Should Financial Literacy be taught in High School?

Yes, it should, High School fails to teach students personal finance. Instead, schools make students sit through classes forcing them to learn math that they will never use or be part of uncooperative group projects where one student does all the work. At the same time, high school tests the memorization of the material, not the application needed for the real world. Also, young adults are expected to take out huge loans for college, and the banks are more than happy to give away $200,000 loans expecting students to understand the burden they will be carrying for the next 8-12 years. Young adults have never experienced that amount of money and don’t how to handle it without the necessary tools and lessons. This is why there is over 70% of college graduates come out with debt. If we had Financial Literacy classes, it would TEACH students the basics of money management, budgeting, saving, and managing debt.

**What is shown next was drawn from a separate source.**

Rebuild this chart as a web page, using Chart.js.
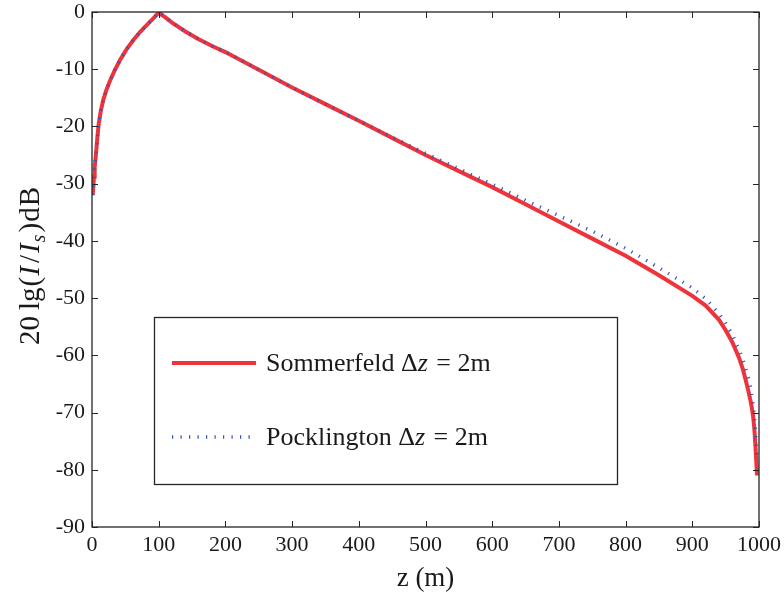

Millions of Americans struggle each week living paycheck to paycheck stuck in the rat race, not being able to save up for anything over time. Schools should be prioritizing teaching students how to do their taxes, correctly fill out a W-2 form, manage their paychecks, apply for internships, prepare for interviews, and the basics of investment. Instead, they force us to sit in a classroom learning information that a majority of the students will forget after class or never use it in their lifetime. Schools also give the same test to every student. Where they expect the future engineer and English professor to get good grades on a history lesson. In the real world, you have the opportunity to excel in your field of interest, not the ones teachers create for you. The education system is failing students and ruining their chances to achieve financial freedom. After graduating from high school I can look back and realize why students were either excited or became discouraged for their future. The education system needs to be changed!